VIDEO: Can I get a redo on that resolution?
I haven’t been myself this year as most of my closest friends can attest. At this time of year, there’s one core reason for my mis-misbehavior.
Apologies to everyone who was adversely affected by my physical and mental absence last week. Or perhaps, you are welcome.
Since I can remember, I have had an odd fixation on dates and times, trying to give them some kind of sentimental value. Useless things, too.
I recall the date my pudgy child fingers opened a Nintendo 64 box. I remember the time that Men in Black II started when I saw it in theatres. That was a horrible sequel, the kind of thing I’d want to have erased from memory.
This reoccurring tendency on timelines always has a peculiar effect on me every Jan. 1.
It starts with a melancholy reflection of what I’ve accomplished in the prior 365 days, amplifying my shortcomings and drowning out my feeble victories. This becomes a waterfall of tears soaking my jeans.
This always leads me to demand drastic changes of myself for 20-whatever, not without first neglecting all my duties to formulate a multi-step program of resolutions.
I made a lengthy list of life changes to start being marked by flipping open my next New York Firefighters calendar.
Nothing too absurd – Pursue my career goals, quit smoking, be more open to new experiences, be more friendly, stop using whack 90s slang like ‘you da bomb’ in airports and public forums, yadda yadda, blah blah blah.
All the stress of this rigid list kicked my nicotine cravings into action by 12:16 AM – The first failure of 2012.
I spent the next four days of the fresh year fretting on how I would assimilate these alterations by retreating to my dark cavern of a room, re-watching the entire senseless series of Lost, an homage to what had become of me by deciding to whirlwind my life in 2012.
The Lost part, not the time-traveling monster made of smoke. I resolved that situation last year.
Soon I realized I was inhibiting my advancement, so I quit being a depressive glutton to roll out of bed and head to my first classes. It couldn’t be worse than how I was wasting away.

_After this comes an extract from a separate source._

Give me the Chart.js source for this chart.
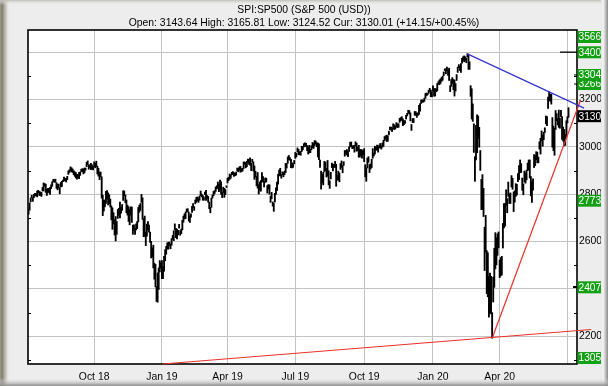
<!DOCTYPE html>
<html>
<head>
<meta charset="utf-8">
<script src="https://cdn.jsdelivr.net/npm/chart.js@4.4.0/dist/chart.umd.min.js"></script>
<style>
  html, body { margin: 0; padding: 0; background: #ededed; }
  canvas { display: block; }
</style>
</head>
<body>
<canvas id="chart" width="608" height="386"></canvas>
<script>
// daily lows / highs, one row per month, Jul 2018 .. Jul 2020
const lows = [
  2716,2733,2768,2786,2770,2786,2793,2793,2789,2807,2795,2795,2791,2814,2814,2835,2808,2795,2806,
  2808,2799,2824,2834,2853,2851,2851,2825,2819,2826,2802,2831,2833,2853,2858,2856,2852,2862,2884,2892,2898,2895,2892,
  2883,2876,2869,2864,2872,2866,2880,2895,2896,2886,2891,2902,2917,2926,2906,2913,2904,2907,2903,
  2917,2912,2918,2886,2877,2862,2874,2784,2710,2729,2747,2761,2781,2755,2760,2746,2692,2652,2675,2628,2603,2631,2698,
  2712,2700,2720,2732,2774,2795,2765,2722,2712,2685,2671,2712,2681,2631,2648,2631,2649,2655,2683,2724,2732,
  2766,2694,2621,2622,2583,2623,2651,2640,2597,2531,2535,2489,2441,2409,2347,2344,2398,2472,2488,
  2444,2444,2475,2519,2547,2569,2568,2582,2570,2585,2609,2604,2650,2617,2612,2628,2657,2627,2634,2650,2682,
  2696,2697,2724,2726,2687,2681,2703,2723,2745,2732,2760,2766,2772,2766,2775,2795,2789,2775,2775,
  2798,2774,2782,2767,2739,2722,2745,2784,2794,2803,2812,2823,2823,2811,2819,2800,2786,2808,2787,2799,2829,
  2848,2858,2863,2868,2882,2884,2876,2879,2881,2899,2895,2901,2893,2896,2898,2909,2926,2912,2917,2936,2926,
  2923,2900,2935,2898,2863,2873,2836,2826,2801,2817,2813,2852,2852,2831,2851,2852,2805,2822,2800,2766,2781,2750,
  2728,2767,2800,2815,2843,2878,2878,2868,2882,2874,2883,2892,2911,2931,2946,2944,2913,2911,2914,2929,
  2952,2958,2979,2967,2967,2965,2981,2988,3000,3008,3001,2984,2970,2975,2976,2988,2996,2994,3006,3013,3001,2958,
  2946,2914,2822,2848,2840,2895,2900,2873,2877,2840,2825,2865,2913,2899,2914,2914,2834,2860,2860,2853,2905,2914,
  2891,2922,2961,2973,2966,2959,2981,3000,3001,2993,2995,2978,3005,2982,2984,2957,2957,2964,2953,2967,
  2938,2874,2855,2911,2935,2892,2907,2913,2952,2962,2970,2985,2989,2978,2997,2995,2991,2999,3003,3027,3033,3023,3024,
  3051,3073,3071,3065,3078,3073,3076,3084,3082,3083,3104,3110,3112,3090,3094,3099,3118,3131,3143,3139,
  3110,3070,3103,3103,3134,3134,3125,3133,3138,3151,3184,3189,3189,3193,3206,3217,3220,3227,3235,3212,3212,
  3235,3215,3215,3233,3237,3265,3263,3268,3277,3282,3301,3323,3309,3321,3302,3281,3234,3256,3268,3242,3215,
  3236,3281,3315,3335,3323,3315,3354,3366,3360,3366,3356,3380,3328,3328,3214,3118,3108,2977,2855,
  2945,2976,3035,2999,2901,2735,2735,2706,2478,2556,2380,2367,2281,2299,2295,2192,2345,2407,2485,2502,2542,2574,
  2448,2455,2459,2573,2658,2665,2754,2722,2791,2761,2761,2831,2821,2727,2767,2791,2797,2853,2862,2891,2892,
  2817,2798,2852,2847,2861,2900,2903,2869,2793,2766,2817,2913,2921,2946,2933,2933,2991,2970,3026,3003,
  3031,3061,3098,3090,3163,3197,3193,3181,2999,2984,2965,3074,3110,3093,3083,3079,3127,3032,3025,3005,3007,3044,
  3101,3125
];
const highs = [
  2737,2764,2785,2796,2785,2800,2804,2803,2814,2817,2812,2810,2808,2829,2848,2845,2843,2821,2825,
  2825,2829,2840,2853,2863,2862,2864,2849,2843,2843,2828,2850,2855,2860,2873,2867,2868,2876,2899,2904,2916,2912,2907,
  2900,2895,2892,2884,2883,2893,2894,2906,2908,2908,2911,2911,2935,2941,2925,2924,2931,2925,2916,
  2937,2931,2940,2919,2910,2894,2894,2874,2796,2775,2776,2813,2816,2806,2798,2780,2751,2743,2722,2693,2706,2685,2736,
  2741,2767,2744,2757,2815,2814,2797,2776,2754,2747,2735,2747,2746,2670,2671,2655,2675,2685,2744,2754,2761,
  2800,2785,2697,2708,2640,2674,2685,2670,2640,2601,2573,2585,2509,2504,2410,2468,2489,2520,2510,
  2520,2494,2538,2566,2580,2595,2598,2598,2589,2613,2626,2646,2675,2656,2653,2648,2673,2647,2653,2690,2708,
  2717,2725,2738,2739,2725,2708,2718,2749,2761,2748,2776,2787,2789,2785,2793,2814,2801,2795,2789,
  2809,2817,2795,2791,2767,2745,2784,2797,2812,2816,2831,2836,2852,2843,2860,2853,2809,2830,2825,2820,2836,
  2868,2872,2886,2881,2893,2896,2892,2889,2894,2911,2910,2916,2918,2908,2910,2937,2936,2934,2940,2949,2948,
  2954,2931,2948,2937,2920,2897,2875,2892,2841,2852,2858,2892,2875,2853,2869,2868,2837,2841,2840,2792,2808,2768,
  2762,2804,2827,2852,2885,2903,2910,2883,2895,2891,2898,2931,2930,2958,2964,2955,2948,2933,2929,2943,
  2977,2973,2996,2990,2980,2981,3003,3002,3014,3017,3015,3006,2998,3007,2990,3005,3019,3016,3027,3025,3017,3017,
  3013,2945,2898,2885,2893,2939,2936,2910,2943,2899,2857,2893,2932,2927,2928,2939,2927,2879,2898,2890,2930,2941,
  2922,2938,2985,2985,2989,2981,3001,3020,3021,3004,3006,3007,3022,3016,2999,3007,2990,2989,2988,2984,
  2993,2925,2911,2953,2959,2926,2929,2948,2993,2973,3003,2998,3008,3000,3008,3015,3005,3017,3028,3044,3047,3050,3047,
  3067,3084,3084,3079,3098,3094,3089,3103,3098,3098,3121,3124,3128,3119,3112,3112,3134,3142,3155,3154,
  3144,3095,3120,3120,3150,3149,3143,3144,3176,3183,3198,3199,3198,3206,3226,3228,3226,3240,3248,3241,3232,
  3258,3247,3247,3245,3268,3276,3283,3288,3294,3299,3317,3330,3330,3338,3327,3333,3259,3285,3293,3285,3283,
  3268,3306,3337,3348,3341,3352,3375,3381,3385,3381,3375,3394,3392,3360,3259,3246,3182,3098,2959,
  3091,3136,3131,3083,2985,2863,2883,2825,2661,2711,2562,2553,2453,2467,2453,2300,2450,2572,2638,2616,2633,2641,
  2522,2533,2538,2677,2761,2761,2819,2782,2852,2801,2806,2879,2868,2810,2815,2845,2842,2888,2921,2945,2930,
  2869,2844,2898,2891,2902,2932,2945,2945,2875,2853,2865,2968,2964,2980,2978,2957,3022,3037,3068,3050,
  3062,3081,3131,3128,3211,3233,3223,3223,3124,3088,3079,3154,3141,3120,3156,3121,3155,3128,3084,3074,3053,3111,
  3128,3166
];

// x axis: trading-day index of each quarter start
const tickIdx = [61, 124, 185, 248, 312, 376, 438, 501];
const tickLabels = ['Oct 18', 'Jan 19', 'Apr 19', 'Jul 19', 'Oct 19', 'Jan 20', 'Apr 20', ''];
const yGrid = [2200, 2400, 2600, 2800, 3000, 3200, 3400];
const yMinor = [2100, 2300, 2500, 2700, 2900, 3100, 3300];

// trend lines (index, price)
const blueLine = [{x: 408, y: 3393.5}, {x: 516.5, y: 3164}];
const redSteep = [{x: 431, y: 2191.9}, {x: 513.2, y: 3198.5}];
const redBase = [{x: 124.6, y: 2083}, {x: 523, y: 2228.8}];

// price level boxes on the right axis
const levels = [3566, 3400, 3266, 3304, 3130, 2773, 2407, 1305];
const levelText = ['3566.37', '3400.00', '3266.00', '3304.00', '3130.01', '2773.00', '2407.00', '1305.00'];
const levelFill = ['#14a014', '#14a014', '#14a014', '#14a014', '#000000', '#14a014', '#14a014', '#14a014'];

const FONT = '10.2px "Liberation Sans", Arial, sans-serif';
const Y_MIN = 2083, Y_MAX = 3494.2;

const deco = {
  id: 'deco',
  beforeDraw(c) {
    const ctx = c.ctx, a = c.chartArea;
    ctx.save();
    ctx.fillStyle = '#ededed';
    ctx.fillRect(0, 0, c.width, c.height);
    ctx.fillStyle = '#ffffff';
    ctx.fillRect(a.left, a.top, a.right - a.left, a.bottom - a.top);
    ctx.restore();
  },
  beforeDatasetsDraw(c) {
    const ctx = c.ctx, a = c.chartArea, y = c.scales.y;
    ctx.save();
    ctx.strokeStyle = '#000';
    ctx.lineWidth = 1;
    yMinor.forEach(v => {
      const p = Math.round(y.getPixelForValue(v)) + 0.5;
      ctx.beginPath();
      ctx.moveTo(a.left, p); ctx.lineTo(a.left + 3, p);
      ctx.moveTo(a.right - 3, p); ctx.lineTo(a.right, p);
      ctx.stroke();
    });
    ctx.lineWidth = 1.6;
    ctx.strokeRect(a.left, a.top, a.right - a.left, a.bottom - a.top);
    ctx.restore();
  },
  afterDraw(c) {
    const ctx = c.ctx, a = c.chartArea, y = c.scales.y;
    ctx.save();
    // level markers on the axis
    ctx.fillStyle = '#000';
    ctx.fillRect(a.right - 17, Math.round(y.getPixelForValue(3400)) - 0.5, 17, 1.3);
    ctx.fillRect(a.right - 4, Math.round(y.getPixelForValue(2407)) - 1, 4, 2);
    ctx.fillRect(a.right - 3, Math.round(y.getPixelForValue(3304)) - 0.5, 3, 1);
    ctx.fillRect(a.right - 3, Math.round(y.getPixelForValue(3266)) - 0.5, 3, 1);
    // boxes
    ctx.font = FONT;
    ctx.textBaseline = 'middle';
    ctx.textAlign = 'left';
    levels.forEach((v, i) => {
      let p = y.getPixelForValue(v);
      if (v > Y_MAX) p = a.top + 7;
      if (v < Y_MIN) p = a.bottom - 6;
      ctx.fillStyle = levelFill[i];
      ctx.fillRect(a.right + 0.5, p - 6, 26, 12);
      ctx.fillStyle = '#fff';
      ctx.fillText(levelText[i], a.right + 1.5, p + 0.5);
    });
    // bevel frame
    let g = ctx.createLinearGradient(0, 0, 10, 0);
    g.addColorStop(0, '#9c9c90'); g.addColorStop(0.2, '#80806f');
    g.addColorStop(0.6, '#c8c8c0'); g.addColorStop(1, 'rgba(237,237,237,0)');
    ctx.fillStyle = g; ctx.fillRect(0, 0, 10, c.height);
    g = ctx.createLinearGradient(0, 0, 0, 5);
    g.addColorStop(0, '#c0c0b8'); g.addColorStop(1, 'rgba(237,237,237,0)');
    ctx.fillStyle = g; ctx.fillRect(0, 0, c.width, 5);
    g = ctx.createLinearGradient(601, 0, 608, 0);
    g.addColorStop(0, '#e4e4e4'); g.addColorStop(0.3, '#f6f6f6');
    g.addColorStop(1, '#8a8a8a');
    ctx.fillStyle = g; ctx.fillRect(601, 0, 7, c.height);
    g = ctx.createLinearGradient(0, 378, 0, 386);
    g.addColorStop(0, 'rgba(237,237,237,0)'); g.addColorStop(1, '#8a8a8a');
    ctx.fillStyle = g; ctx.fillRect(0, 378, c.width, 8);
    // titles
    ctx.font = '10.4px "Liberation Sans", Arial, sans-serif';
    ctx.fillStyle = '#000';
    ctx.textAlign = 'center';
    ctx.fillText('SPI:SP500 (S&P 500 (USD))', 304, 10);
    ctx.fillText('Open: 3143.64 High: 3165.81 Low: 3124.52 Cur: 3130.01 (+14.15/+00.45%)', 304, 23);
    ctx.restore();
  }
};

new Chart(document.getElementById('chart'), {
  type: 'bar',
  data: {
    datasets: [
      {type: 'line', data: blueLine, borderColor: '#3434d0', borderWidth: 1.2, pointRadius: 0, clip: false, order: 0},
      {type: 'line', data: redSteep, borderColor: '#e8322a', borderWidth: 1.2, pointRadius: 0, clip: false, order: 0},
      {type: 'line', data: redBase, borderColor: '#e8322a', borderWidth: 1.2, pointRadius: 0, clip: false, order: 0},
      {
        data: lows.map((l, i) => ({x: i, y: [l, highs[i]]})),
        backgroundColor: '#000',
        borderWidth: 0,
        barThickness: 1.2,
        order: 1
      }
    ]
  },
  options: {
    responsive: false,
    animation: false,
    events: [],
    layout: {padding: {left: 28, top: 30, right: 0, bottom: 0}},
    plugins: {legend: {display: false}, tooltip: {enabled: false}, title: {display: false}},
    scales: {
      x: {
        type: 'linear',
        min: -0.5,
        max: 509.9,
        offset: false,
        afterBuildTicks: s => { s.ticks = tickIdx.map(v => ({value: v})); },
        afterFit: s => { s.height = 22; },
        grid: {color: '#c2c2c2', drawTicks: false, offset: false},
        border: {display: false},
        ticks: {
          autoSkip: false, maxRotation: 0, padding: 7, color: '#000',
          font: {family: '"Liberation Sans", Arial, sans-serif', size: 10.4},
          callback: (v, i) => tickLabels[i]
        }
      },
      y: {
        type: 'linear',
        position: 'right',
        min: Y_MIN,
        max: Y_MAX,
        afterBuildTicks: s => { s.ticks = yGrid.map(v => ({value: v})); },
        afterFit: s => { s.width = 31; },
        grid: {color: '#c2c2c2', drawTicks: false},
        border: {display: false},
        ticks: {
          padding: 2, color: '#000',
          font: {family: '"Liberation Sans", Arial, sans-serif', size: 10.4},
          callback: v => String(v)
        }
      }
    }
  },
  plugins: [deco]
});
</script>
</body>
</html>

December’s break from civilization must have made me think there is a shimmer of humanitarian hope in somewhere in my spinal fluids.
The first joke sputtered from the designated class clown’s mouth had me driving my forehead into the desk and crossing off more wishful thinking on my resolution list.
I may come off as a joker, but in classroom, I don’t do a George Carlin as much as, say, a Unibomber. I wear my sunglasses at night class.
Resolutions are set to try and better life, but when so much is piled on during a (my) drunken banter and missing the contemplative steps towards change, rarely a fighting chance for these new trends sticks around for long, a vicarious fact that I’ve succumbed to firsthand.
Trying to revolutionize my life as I know it has impeded me more than I anticipated, to the point that I’ve actually reversed my goals.
I’m proud to say I’m up to a pack and a half a day, I don’t even consider doing anything outside of my norm and greet fellow humans with a hardy single-fingered salute.
Now my only resolve has shifted to not making resolutions.
If you are going to set importance to the firsts, make it count and make is reasonable.
If you botched it up like I have, we have a second chance during Chinese New Year.